Si Jersey Affair ne se déroule pas à une époque précise, Michael Pearce (II) ne voulait pas non plus que le spectateur ait le sentiment que son histoire se passe de nos jours. Le metteur en scène souhaitait au contraire instaurer un climat plus atemporel et nostalgique. Il confie : "Je me suis dit que cette atmosphère était plus propice à la dimension de fable et de conte de fée que je cherchais à installer. Par conséquent, je me suis inspiré de mes souvenirs d’enfance sur l’île, dans les années 80, pour chacun des éléments de la mise en scène – décors, costumes, angles de prises de vue, palette de couleurs – et j’ai essayé d’insuffler cette atmosphère au film."
En compagnie de son directeur de la photographie Benjamin Kracun, Michael Pearce a cherché à créer deux univers différents : la « prison » où Moll se retrouve enfermée – son milieu familial, ses rapports avec la police et la petite communauté – et le monde plus libre de Pascal. "Le premier est rigide, conservateur et étouffant, si bien qu’on a privilégié les décors aux lignes géométriques et les mouvements de caméra stabilisés, quelques effets de zooms assez lents et des compositions très sophistiquées.
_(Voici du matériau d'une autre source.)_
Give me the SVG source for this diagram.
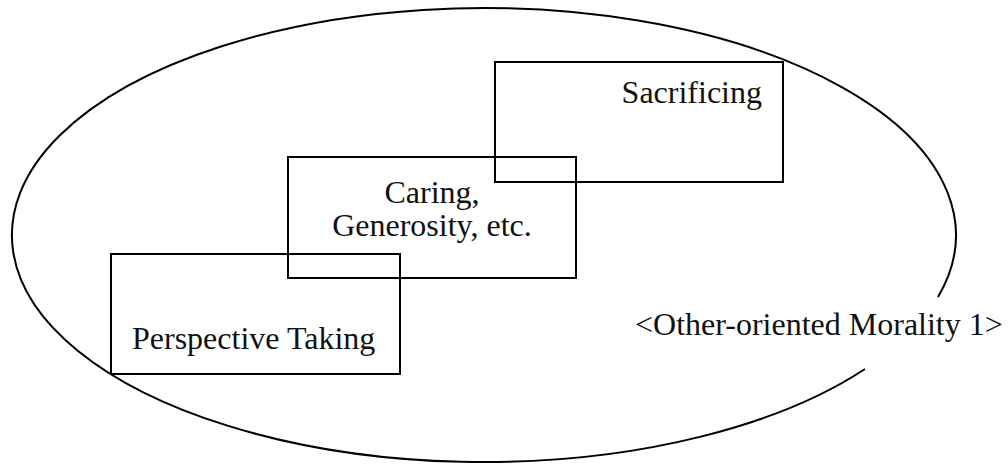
<svg xmlns="http://www.w3.org/2000/svg" width="1008" height="464" viewBox="0 0 1008 464">
<style>
.box{fill:none;stroke:#000;stroke-width:2}
.t{font-family:"Liberation Serif","Times New Roman",serif;font-size:32px;fill:#111}
</style>
<rect width="1008" height="464" fill="#fff"/>
<g id="boundary">
<path d="M 865 369 A 472 227 0 1 1 938 297" fill="none" stroke="#000" stroke-width="2"/>
<text class="t" x="635" y="335">&lt;Other-oriented Morality 1&gt;</text>
</g>
<g id="sacrificing">
<rect class="box" x="495" y="62" width="288" height="120"/>
<text class="t" x="762" y="103" text-anchor="end">Sacrificing</text>
</g>
<g id="caring">
<rect class="box" x="288" y="157" width="288" height="121"/>
<text class="t" x="432" y="203" text-anchor="middle">Caring,</text>
<text class="t" x="432" y="236" text-anchor="middle">Generosity, etc.</text>
</g>
<g id="perspective">
<rect class="box" x="111" y="254" width="289" height="120"/>
<text class="t" x="132" y="349">Perspective Taking</text>
</g>
<g id="connectors"></g>
</svg>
Le second est plus organique et vivant : on a tourné caméra à l’épaule en mettant en valeur les matières naturelles. Notre démarche a été semblable au montage : le rythme est plus soutenu quand Moll est prise au piège, et dès lors qu’elle est avec Pascal, on a davantage une impression de flottement", précise le metteur en scène.
Michael Pearce tenait à tourner à Jersey. Cela étant, et en raison du statut fiscal complexe de l'île, il aurait été trop coûteux d'y tourner l’intégralité du film. Par conséquent, après d’intenses repérages, la majorité des scènes d’intérieurs a été filmée dans le Surrey où l’architecture des maisons et le style de décoration correspondaient à l’univers feutré et conservateur de la famille de Moll. Par ailleurs, le cinéaste ne souhaitait pas faire de l’île un personnage à part entière du récit :
"Je ne souhaitais pas que le suspense soit lié aux paysages. Au contraire, je tenais à utiliser les sites les plus spectaculaires de Jersey – les falaises d’une beauté à couper le souffle, les plages préservées – comme contrepoints de l’horreur des crimes qui y sont commis. D’une certaine façon, le film est plus proche des thrillers ruraux français que des polars anglais. Il s’agissait de faire surgir le danger d’un espace rassurant et de montrer qu’une menace terrible peut se cacher sur une île paradisiaque ensoleillée", confie-t-il.